2. The apparatus according to claim 1 wherein two wheel assemblies are positioned around the platforms at 180° intervals.

3. The apparatus of claim 2 comprising a third platform with an aperture therein to receive tubing, cable, casing or rods, and a plurality of wheel assemblies supported between the second and third platforms.

4. The apparatus according to claim 3 comprising two wheel assemblies supported between the second and third platforms spaced 180° around the platform and positioned 45° apart with respect to the wheel assemblies positioned between the first and second platforms.

5. The apparatus of claim 1 wherein the wheel assemblies include a tire mounted on a rim.
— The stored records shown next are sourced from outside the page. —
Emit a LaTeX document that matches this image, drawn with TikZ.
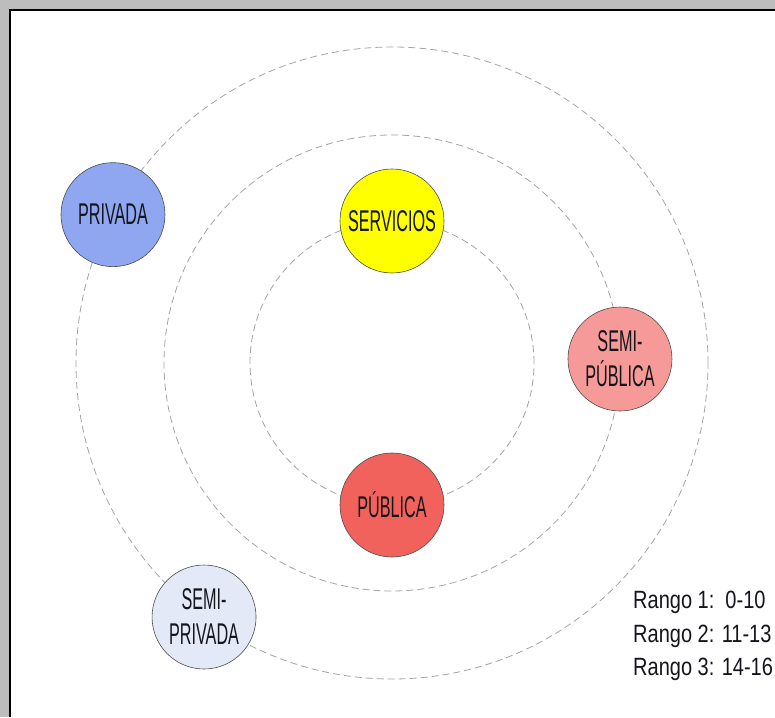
\documentclass[tikz,border=0pt]{standalone}
\usepackage{xcolor}
\usepackage{fontspec}
\usepackage{tikz}
\usetikzlibrary{positioning}
\newfontfamily\zonefont{Liberation Sans}[FakeStretch=0.54]
\newfontfamily\rangofont{Liberation Sans}[FakeStretch=0.8]
\definecolor{privada}{HTML}{8FA6F0}
\definecolor{servicios}{HTML}{FFFF00}
\definecolor{semipublica}{HTML}{F59A98}
\definecolor{publica}{HTML}{F2625C}
\definecolor{semiprivada}{HTML}{E4E9F8}
\definecolor{ring}{HTML}{A3A3A3}
\definecolor{marco}{HTML}{BDBDBD}
\definecolor{ink}{HTML}{15151C}

\tikzset{
  zone/.style={circle, draw=black!70, line width=0.6pt, minimum size=104pt,
               inner sep=0pt, align=center, text=ink,
               font=\zonefont\fontsize{30}{35}\selectfont},
  orbit/.style={draw=ring, line width=0.8pt, dash pattern=on 7pt off 4pt},
}

\begin{document}
\begin{tikzpicture}[x=1pt, y=1pt]
  \useasboundingbox (0,0) rectangle (775,717);
  % window frame, top and left only
  \fill[marco] (0,0) rectangle (10,717);
  \fill[marco] (0,707) rectangle (775,717);
  \draw[black, line width=2pt] (10,0) -- (10,707) -- (775,707);

  \coordinate (centro) at (392,354);

  % rangos 1, 2, 3
  \draw[orbit] (centro) circle (142pt);
  \draw[orbit] (centro) circle (228pt);
  \draw[orbit] (centro) circle (316pt);

  \node[zone, fill=servicios] (servicios) at ([shift={(90:142)}]centro) {SERVICIOS};
  \node[zone, fill=publica] (publica) at ([shift={(270:142)}]centro) {PÚBLICA};
  \node[zone, fill=semipublica] (semipublica) at ([shift={(1:228)}]centro) {SEMI-\\PÚBLICA};
  \node[zone, fill=privada] (privada) at ([shift={(152:316)}]centro) {PRIVADA};
  \node[zone, fill=semiprivada] (semiprivada) at ([shift={(233.5:316)}]centro) {SEMI-\\PRIVADA};

  \node[anchor=north west, inner sep=0pt, align=left, text=ink,
        font=\rangofont\fontsize{25}{33.5}\selectfont] (rangos) at (633,126)
    {Rango 1:\ \ 0-10\\ Rango 2: 11-13\\ Rango 3: 14-16};
\end{tikzpicture}
\end{document}
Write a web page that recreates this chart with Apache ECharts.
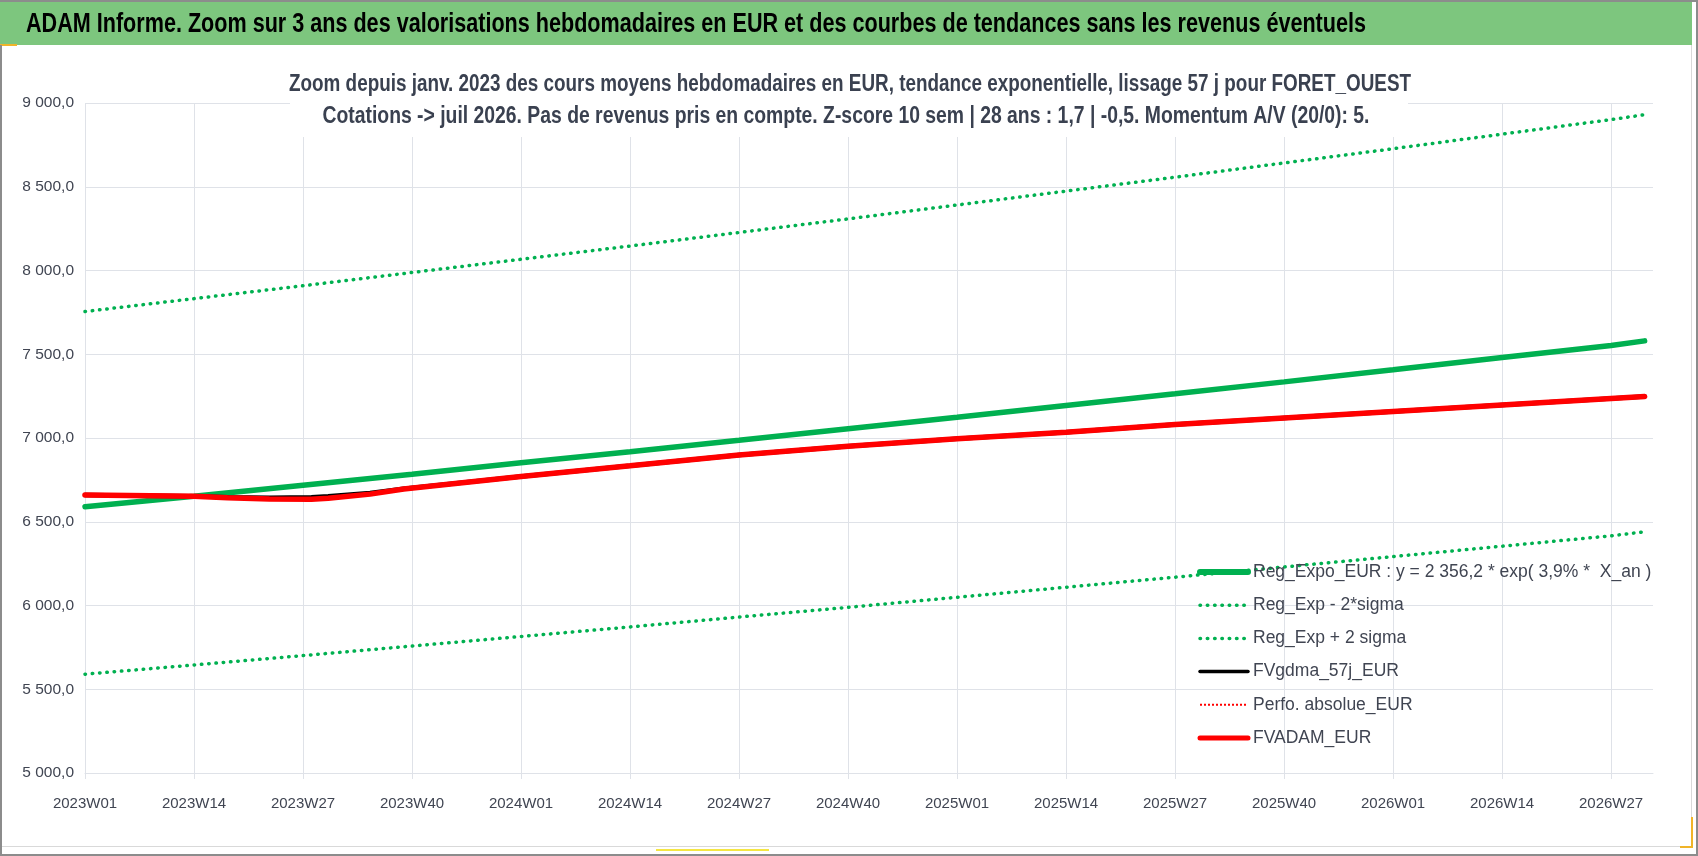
<!DOCTYPE html>
<html>
<head>
<meta charset="utf-8">
<script src="https://cdn.jsdelivr.net/npm/echarts@6/dist/echarts.min.js"></script>
<style>
html,body{margin:0;padding:0;background:#fff;}
#chart{width:1698px;height:856px;}
</style>
</head>
<body>
<div id="chart"></div>
<script>
// ---- categories (ISO weeks) ----
const years = [2023, 2024, 2025, 2026];
const weeksInYear = [52, 52, 52, 32];
const categories = [];
years.forEach(function (y, i) {
  for (let w = 1; w <= weeksInYear[i]; w++) {
    categories.push(y + 'W' + (w < 10 ? '0' + w : w));
  }
});

// ---- trend lines (read at each labelled week + last point) ----
const trendWeeks = ['2023W01','2023W14','2023W27','2023W40','2024W01','2024W14','2024W27','2024W40',
                    '2025W01','2025W14','2025W27','2025W40','2026W01','2026W14','2026W27','2026W31'];
const regExpo   = [6590, 6652, 6718, 6784, 6852, 6918, 6986, 7055, 7124, 7194, 7264, 7335, 7407, 7480, 7552, 7580];
const regMinus2 = [5590, 5645, 5701, 5758, 5815, 5872, 5931, 5989, 6049, 6109, 6169, 6230, 6292, 6354, 6416, 6440];
const regPlus2  = [7755, 7832, 7909, 7988, 8067, 8146, 8227, 8308, 8391, 8474, 8557, 8642, 8727, 8814, 8901, 8930];

// ---- valuation lines ----
const valWeeks = ['2023W01','2023W14','2023W18','2023W23','2023W28','2023W30','2023W35','2023W39',
                  '2024W01','2024W14','2024W27','2024W40','2025W01','2025W14','2025W27','2025W40',
                  '2026W01','2026W14','2026W27','2026W31'];
const fvgdma = [6659, 6652, 6646, 6644, 6646, 6652, 6672, 6697, 6770, 6834, 6899, 6951, 6996, 7035, 7080, 7119, 7158, 7197, 7236, 7248];
const fvadam = [6659, 6652, 6644, 6636, 6634, 6640, 6665, 6695, 6770, 6834, 6899, 6951, 6996, 7035, 7080, 7119, 7158, 7197, 7236, 7248];
const perfoAbs = [];

const yTicks = { min: 5000, max: 9000, interval: 500 };

const seriesNames = ['Reg_Expo_EUR : y = 2 356,2 * exp( 3,9% *  X_an )', 'Reg_Exp - 2*sigma', 'Reg_Exp + 2 sigma',
                     'FVgdma_57j_EUR', 'Perfo. absolue_EUR', 'FVADAM_EUR'];

const mainTitle = 'ADAM Informe. Zoom sur 3 ans des valorisations hebdomadaires en EUR et des courbes de tendances sans les revenus éventuels';
const subLines = ['Zoom depuis janv. 2023 des cours moyens hebdomadaires en EUR, tendance exponentielle, lissage 57 j pour FORET_OUEST',
                  'Cotations -> juil 2026. Pas de revenus pris en compte. Z-score 10 sem | 28 ans : 1,7 | -0,5. Momentum A/V (20/0): 5.'];

function pairs(weeks, vals) { return weeks.map(function (w, i) { return [w, vals[i]]; }); }

const FONT = '"Liberation Sans", Arial, sans-serif';
const GRID = '#dfe2e8';
const TXT = '#404552';
const GREEN = '#00b050';

function fmt(v) {
  const s = v.toFixed(1).split('.');
  return s[0].replace(/\B(?=(\d{3})+(?!\d))/g, ' ') + ',' + s[1];
}

// horizontal compression so the tall, narrow titles keep the reference width
const ctx = document.createElement('canvas').getContext('2d');
function widthOf(text, font) { ctx.font = font; return ctx.measureText(text).width; }
const titleFont = 'bold 27px ' + FONT;
const subFont = 'bold 23px ' + FONT;
const titleScale = 1340 / widthOf(mainTitle, titleFont);
const subScale1 = 1122 / widthOf(subLines[0], subFont);
const subScale2 = 1047 / widthOf(subLines[1], subFont);

const DOT = [0.5, 6.8];

const chart = echarts.init(document.getElementById('chart'));
chart.setOption({
  animation: false,
  backgroundColor: '#ffffff',
  textStyle: { fontFamily: FONT },
  graphic: [
    { type: 'rect', shape: { x: 0, y: 2, width: 1692, height: 43 }, style: { fill: '#7dc67e' }, z: 0 },
    { type: 'rect', shape: { x: 0, y: 0, width: 1698, height: 2 }, style: { fill: '#8c8c8c' } },
    { type: 'text', x: 26, y: 25, scaleX: titleScale,
      style: { text: mainTitle, font: titleFont, fill: '#000000', textVerticalAlign: 'middle' } },
    { type: 'rect', shape: { x: 0, y: 44, width: 17, height: 2 }, style: { fill: '#f0b429' } },
    { type: 'rect', shape: { x: 0, y: 45, width: 2, height: 811 }, style: { fill: '#8c8c8c' } },
    { type: 'rect', shape: { x: 1691, y: 45, width: 1, height: 802 }, style: { fill: '#d9d9d9' } },
    { type: 'rect', shape: { x: 1696, y: 0, width: 2, height: 856 }, style: { fill: '#8c8c8c' } },
    { type: 'rect', shape: { x: 2, y: 846, width: 1690, height: 1 }, style: { fill: '#d9d9d9' } },
    { type: 'rect', shape: { x: 0, y: 854, width: 1698, height: 2 }, style: { fill: '#8c8c8c' } },
    { type: 'rect', shape: { x: 656, y: 849, width: 113, height: 2 }, style: { fill: '#f5e642' } },
    { type: 'rect', shape: { x: 1691, y: 817, width: 2, height: 31 }, style: { fill: '#f0b429' } },
    { type: 'rect', shape: { x: 1680, y: 846, width: 13, height: 2 }, style: { fill: '#f0b429' } },
    // subtitle box (covers the grid, as in the reference)
    { type: 'rect', z: 20, shape: { x: 290, y: 64, width: 1118, height: 73 }, style: { fill: '#ffffff' } },
    { type: 'text', z: 21, x: 850, y: 85, scaleX: subScale1,
      style: { text: subLines[0], font: subFont, fill: '#3a4150', textAlign: 'center', textVerticalAlign: 'middle' } },
    { type: 'text', z: 21, x: 846, y: 117, scaleX: subScale2,
      style: { text: subLines[1], font: subFont, fill: '#3a4150', textAlign: 'center', textVerticalAlign: 'middle' } }
  ],
  grid: { left: 85, right: 45, top: 103, bottom: 83, containLabel: false },
  legend: {
    orient: 'vertical',
    left: 1197,
    top: 561,
    padding: 0,
    itemWidth: 48,
    itemHeight: 14,
    itemGap: 11.2,
    itemStyle: { opacity: 0 },
    data: [
      { name: seriesNames[0], lineStyle: { width: 6, color: GREEN } },
      { name: seriesNames[1], lineStyle: { width: 3.5, color: GREEN, type: DOT, cap: 'round' } },
      { name: seriesNames[2], lineStyle: { width: 3.5, color: GREEN, type: DOT, cap: 'round' } },
      { name: seriesNames[3], lineStyle: { width: 3.5, color: '#000000', cap: 'round' } },
      { name: seriesNames[4], lineStyle: { width: 2, color: '#ff0000', type: [2, 2] } },
      { name: seriesNames[5], lineStyle: { width: 5, color: '#ff0000', cap: 'round' } }
    ],
    textStyle: { fontFamily: FONT, fontSize: 17.5, lineHeight: 22, color: TXT }
  },
  xAxis: {
    type: 'category',
    data: categories,
    boundaryGap: false,
    axisLine: { show: true, lineStyle: { color: GRID, width: 1 } },
    axisTick: { show: true, interval: 12, length: 6, lineStyle: { color: GRID } },
    axisLabel: { interval: 12, margin: 23, fontSize: 15, color: TXT, fontFamily: FONT },
    splitLine: { show: true, interval: 12, lineStyle: { color: GRID, width: 1 } }
  },
  yAxis: {
    type: 'value',
    min: yTicks.min, max: yTicks.max, interval: yTicks.interval,
    axisLine: { show: false },
    axisTick: { show: false },
    axisLabel: { margin: 11, fontSize: 15.5, color: TXT, fontFamily: FONT, formatter: fmt },
    splitLine: { show: true, lineStyle: { color: GRID, width: 1 } }
  },
  series: [
    { name: seriesNames[0], type: 'line', data: pairs(trendWeeks, regExpo), symbol: 'none',
      lineStyle: { color: GREEN, width: 5.5, cap: 'round' }, itemStyle: { color: GREEN } },
    { name: seriesNames[1], type: 'line', data: pairs(trendWeeks, regMinus2), symbol: 'none',
      lineStyle: { color: GREEN, width: 3.5, type: DOT, cap: 'round' }, itemStyle: { color: GREEN } },
    { name: seriesNames[2], type: 'line', data: pairs(trendWeeks, regPlus2), symbol: 'none',
      lineStyle: { color: GREEN, width: 3.5, type: DOT, cap: 'round' }, itemStyle: { color: GREEN } },
    { name: seriesNames[3], type: 'line', data: pairs(valWeeks, fvgdma), symbol: 'none',
      lineStyle: { color: '#000000', width: 4.5, cap: 'round' }, itemStyle: { color: '#000000' } },
    { name: seriesNames[4], type: 'line', data: perfoAbs, symbol: 'none',
      lineStyle: { color: '#ff0000', width: 2, type: [2, 2] }, itemStyle: { color: '#ff0000' } },
    { name: seriesNames[5], type: 'line', data: pairs(valWeeks, fvadam), symbol: 'none',
      lineStyle: { color: '#ff0000', width: 5.5, cap: 'round' }, itemStyle: { color: '#ff0000' } }
  ]
});
</script>
</body>
</html>
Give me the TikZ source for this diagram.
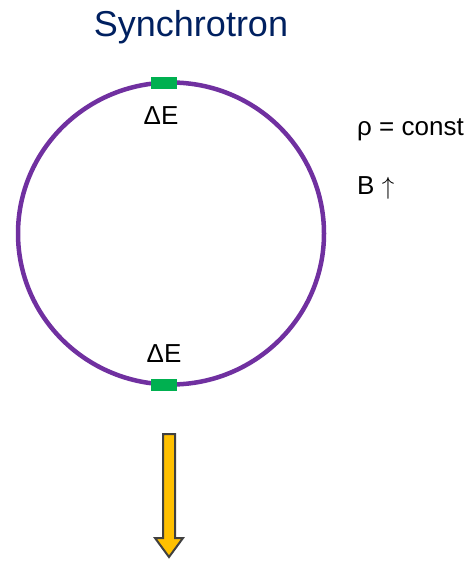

6. The apparatus of claim 1 wherein the means for moving the wheel assemblies comprises two hydraulic cylinder actuators, each having a cylinder secured to a first bar and an actuator coupled to a second bar.

7. A handling apparatus comprising: a first support having an opening therein for receiving tubing, cable, casing or rods;a plurality of wheel assemblies supported on the support member;each wheel assembly including a motor, and a wheel driven by the motor; and means for moving the wheel assemblies inwardly toward the opening so that the wheel may be brought into contact with tubing, cable, casing or rods extending through the opening.

8. The handling apparatus of claim 7 wherein the means for moving the wheel assembly inwardly includes a frame having two bars connected to each other by a pair of hydraulic or pneumatic cylinders.

9. The handling apparatus of claim 8 wherein each wheel assembly is rigidly attached to one of the bars.

10. The handling apparatus of claim 7 further comprising a tire mounted on the wheel.

11. The handling apparatus of claim 7 further comprising a second support rigidly connected to the first support, the first and second supports including tracks for slidably supporting the wheel assemblies.